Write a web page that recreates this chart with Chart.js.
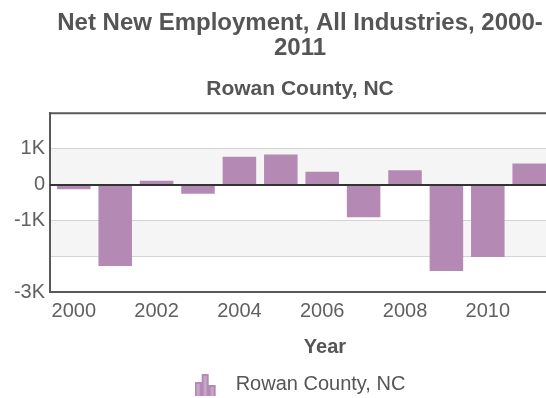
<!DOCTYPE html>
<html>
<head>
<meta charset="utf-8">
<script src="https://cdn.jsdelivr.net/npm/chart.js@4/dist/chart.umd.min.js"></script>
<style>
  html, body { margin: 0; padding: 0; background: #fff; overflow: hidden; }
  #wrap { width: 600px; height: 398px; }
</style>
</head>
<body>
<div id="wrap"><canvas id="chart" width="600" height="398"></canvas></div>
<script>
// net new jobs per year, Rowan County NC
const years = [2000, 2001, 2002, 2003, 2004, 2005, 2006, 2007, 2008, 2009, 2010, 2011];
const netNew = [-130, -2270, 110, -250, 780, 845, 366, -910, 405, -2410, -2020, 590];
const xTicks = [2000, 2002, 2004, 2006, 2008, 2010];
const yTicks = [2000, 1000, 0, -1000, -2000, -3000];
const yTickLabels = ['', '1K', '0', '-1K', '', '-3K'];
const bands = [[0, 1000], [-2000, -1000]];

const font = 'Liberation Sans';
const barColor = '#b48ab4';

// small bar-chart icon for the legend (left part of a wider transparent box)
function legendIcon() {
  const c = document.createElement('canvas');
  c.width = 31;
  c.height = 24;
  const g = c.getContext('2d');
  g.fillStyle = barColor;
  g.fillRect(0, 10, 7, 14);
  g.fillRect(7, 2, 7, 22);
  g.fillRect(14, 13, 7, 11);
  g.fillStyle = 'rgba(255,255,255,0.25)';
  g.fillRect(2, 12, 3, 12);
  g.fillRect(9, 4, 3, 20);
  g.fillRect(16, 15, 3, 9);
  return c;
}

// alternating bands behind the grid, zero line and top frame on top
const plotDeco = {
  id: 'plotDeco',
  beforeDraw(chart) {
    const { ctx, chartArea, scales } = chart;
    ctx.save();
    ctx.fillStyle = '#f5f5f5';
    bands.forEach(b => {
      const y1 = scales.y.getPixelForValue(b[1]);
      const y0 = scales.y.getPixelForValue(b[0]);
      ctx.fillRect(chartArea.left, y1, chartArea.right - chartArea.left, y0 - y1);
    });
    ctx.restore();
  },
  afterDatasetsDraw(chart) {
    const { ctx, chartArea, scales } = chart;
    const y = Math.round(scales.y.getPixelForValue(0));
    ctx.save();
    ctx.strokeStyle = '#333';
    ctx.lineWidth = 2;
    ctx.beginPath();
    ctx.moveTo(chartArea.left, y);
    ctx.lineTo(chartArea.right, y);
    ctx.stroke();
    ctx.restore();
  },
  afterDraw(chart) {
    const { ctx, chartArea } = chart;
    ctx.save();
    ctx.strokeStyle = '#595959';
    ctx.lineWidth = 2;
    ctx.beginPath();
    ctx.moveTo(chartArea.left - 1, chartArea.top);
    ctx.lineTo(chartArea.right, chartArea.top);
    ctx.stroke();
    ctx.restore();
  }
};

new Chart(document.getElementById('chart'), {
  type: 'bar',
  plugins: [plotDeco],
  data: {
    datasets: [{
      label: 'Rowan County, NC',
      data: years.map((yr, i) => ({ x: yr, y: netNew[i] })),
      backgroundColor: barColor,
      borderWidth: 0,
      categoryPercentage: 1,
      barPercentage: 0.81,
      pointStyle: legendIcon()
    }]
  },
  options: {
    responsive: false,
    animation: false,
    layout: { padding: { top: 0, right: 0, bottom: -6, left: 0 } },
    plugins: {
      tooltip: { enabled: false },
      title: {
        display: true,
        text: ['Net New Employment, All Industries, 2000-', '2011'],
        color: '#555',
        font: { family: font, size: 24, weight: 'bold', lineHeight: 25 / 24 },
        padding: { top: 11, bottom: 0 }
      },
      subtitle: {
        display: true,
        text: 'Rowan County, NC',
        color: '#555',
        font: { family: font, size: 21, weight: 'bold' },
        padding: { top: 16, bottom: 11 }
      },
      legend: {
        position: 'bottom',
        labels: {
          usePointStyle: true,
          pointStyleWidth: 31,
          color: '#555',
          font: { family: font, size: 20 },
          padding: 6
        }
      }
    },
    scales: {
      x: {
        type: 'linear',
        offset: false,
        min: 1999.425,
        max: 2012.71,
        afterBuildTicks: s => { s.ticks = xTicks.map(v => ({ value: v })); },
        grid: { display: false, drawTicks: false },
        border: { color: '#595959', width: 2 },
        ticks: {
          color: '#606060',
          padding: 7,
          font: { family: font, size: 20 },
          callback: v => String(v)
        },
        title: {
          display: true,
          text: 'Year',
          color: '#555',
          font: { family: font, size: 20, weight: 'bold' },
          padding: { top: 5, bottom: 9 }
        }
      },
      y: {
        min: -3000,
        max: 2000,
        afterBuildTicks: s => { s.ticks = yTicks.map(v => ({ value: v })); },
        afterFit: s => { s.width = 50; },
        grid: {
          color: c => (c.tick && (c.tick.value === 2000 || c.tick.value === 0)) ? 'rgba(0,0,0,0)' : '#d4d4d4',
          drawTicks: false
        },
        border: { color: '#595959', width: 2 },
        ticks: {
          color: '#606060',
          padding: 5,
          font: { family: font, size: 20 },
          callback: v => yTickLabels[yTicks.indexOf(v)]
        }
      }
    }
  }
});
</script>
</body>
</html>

□ □ □ □ □

Direction: Omit the pictures, then quote the rest of the material above exactly.

Result for this task:
Write a web page that recreates this chart with Chart.js.
<!DOCTYPE html>
<html>
<head>
<meta charset="utf-8">
<script src="https://cdn.jsdelivr.net/npm/chart.js@4/dist/chart.umd.min.js"></script>
<style>
  html, body { margin: 0; padding: 0; background: #fff; overflow: hidden; }
  #wrap { width: 600px; height: 398px; }
</style>
</head>
<body>
<div id="wrap"><canvas id="chart" width="600" height="398"></canvas></div>
<script>
// net new jobs per year, Rowan County NC
const years = [2000, 2001, 2002, 2003, 2004, 2005, 2006, 2007, 2008, 2009, 2010, 2011];
const netNew = [-130, -2270, 110, -250, 780, 845, 366, -910, 405, -2410, -2020, 590];
const xTicks = [2000, 2002, 2004, 2006, 2008, 2010];
const yTicks = [2000, 1000, 0, -1000, -2000, -3000];
const yTickLabels = ['', '1K', '0', '-1K', '', '-3K'];
const bands = [[0, 1000], [-2000, -1000]];

const font = 'Liberation Sans';
const barColor = '#b48ab4';

// small bar-chart icon for the legend (left part of a wider transparent box)
function legendIcon() {
  const c = document.createElement('canvas');
  c.width = 31;
  c.height = 24;
  const g = c.getContext('2d');
  g.fillStyle = barColor;
  g.fillRect(0, 10, 7, 14);
  g.fillRect(7, 2, 7, 22);
  g.fillRect(14, 13, 7, 11);
  g.fillStyle = 'rgba(255,255,255,0.25)';
  g.fillRect(2, 12, 3, 12);
  g.fillRect(9, 4, 3, 20);
  g.fillRect(16, 15, 3, 9);
  return c;
}

// alternating bands behind the grid, zero line and top frame on top
const plotDeco = {
  id: 'plotDeco',
  beforeDraw(chart) {
    const { ctx, chartArea, scales } = chart;
    ctx.save();
    ctx.fillStyle = '#f5f5f5';
    bands.forEach(b => {
      const y1 = scales.y.getPixelForValue(b[1]);
      const y0 = scales.y.getPixelForValue(b[0]);
      ctx.fillRect(chartArea.left, y1, chartArea.right - chartArea.left, y0 - y1);
    });
    ctx.restore();
  },
  afterDatasetsDraw(chart) {
    const { ctx, chartArea, scales } = chart;
    const y = Math.round(scales.y.getPixelForValue(0));
    ctx.save();
    ctx.strokeStyle = '#333';
    ctx.lineWidth = 2;
    ctx.beginPath();
    ctx.moveTo(chartArea.left, y);
    ctx.lineTo(chartArea.right, y);
    ctx.stroke();
    ctx.restore();
  },
  afterDraw(chart) {
    const { ctx, chartArea } = chart;
    ctx.save();
    ctx.strokeStyle = '#595959';
    ctx.lineWidth = 2;
    ctx.beginPath();
    ctx.moveTo(chartArea.left - 1, chartArea.top);
    ctx.lineTo(chartArea.right, chartArea.top);
    ctx.stroke();
    ctx.restore();
  }
};

new Chart(document.getElementById('chart'), {
  type: 'bar',
  plugins: [plotDeco],
  data: {
    datasets: [{
      label: 'Rowan County, NC',
      data: years.map((yr, i) => ({ x: yr, y: netNew[i] })),
      backgroundColor: barColor,
      borderWidth: 0,
      categoryPercentage: 1,
      barPercentage: 0.81,
      pointStyle: legendIcon()
    }]
  },
  options: {
    responsive: false,
    animation: false,
    layout: { padding: { top: 0, right: 0, bottom: -6, left: 0 } },
    plugins: {
      tooltip: { enabled: false },
      title: {
        display: true,
        text: ['Net New Employment, All Industries, 2000-', '2011'],
        color: '#555',
        font: { family: font, size: 24, weight: 'bold', lineHeight: 25 / 24 },
        padding: { top: 11, bottom: 0 }
      },
      subtitle: {
        display: true,
        text: 'Rowan County, NC',
        color: '#555',
        font: { family: font, size: 21, weight: 'bold' },
        padding: { top: 16, bottom: 11 }
      },
      legend: {
        position: 'bottom',
        labels: {
          usePointStyle: true,
          pointStyleWidth: 31,
          color: '#555',
          font: { family: font, size: 20 },
          padding: 6
        }
      }
    },
    scales: {
      x: {
        type: 'linear',
        offset: false,
        min: 1999.425,
        max: 2012.71,
        afterBuildTicks: s => { s.ticks = xTicks.map(v => ({ value: v })); },
        grid: { display: false, drawTicks: false },
        border: { color: '#595959', width: 2 },
        ticks: {
          color: '#606060',
          padding: 7,
          font: { family: font, size: 20 },
          callback: v => String(v)
        },
        title: {
          display: true,
          text: 'Year',
          color: '#555',
          font: { family: font, size: 20, weight: 'bold' },
          padding: { top: 5, bottom: 9 }
        }
      },
      y: {
        min: -3000,
        max: 2000,
        afterBuildTicks: s => { s.ticks = yTicks.map(v => ({ value: v })); },
        afterFit: s => { s.width = 50; },
        grid: {
          color: c => (c.tick && (c.tick.value === 2000 || c.tick.value === 0)) ? 'rgba(0,0,0,0)' : '#d4d4d4',
          drawTicks: false
        },
        border: { color: '#595959', width: 2 },
        ticks: {
          color: '#606060',
          padding: 5,
          font: { family: font, size: 20 },
          callback: v => yTickLabels[yTicks.indexOf(v)]
        }
      }
    }
  }
});
</script>
</body>
</html>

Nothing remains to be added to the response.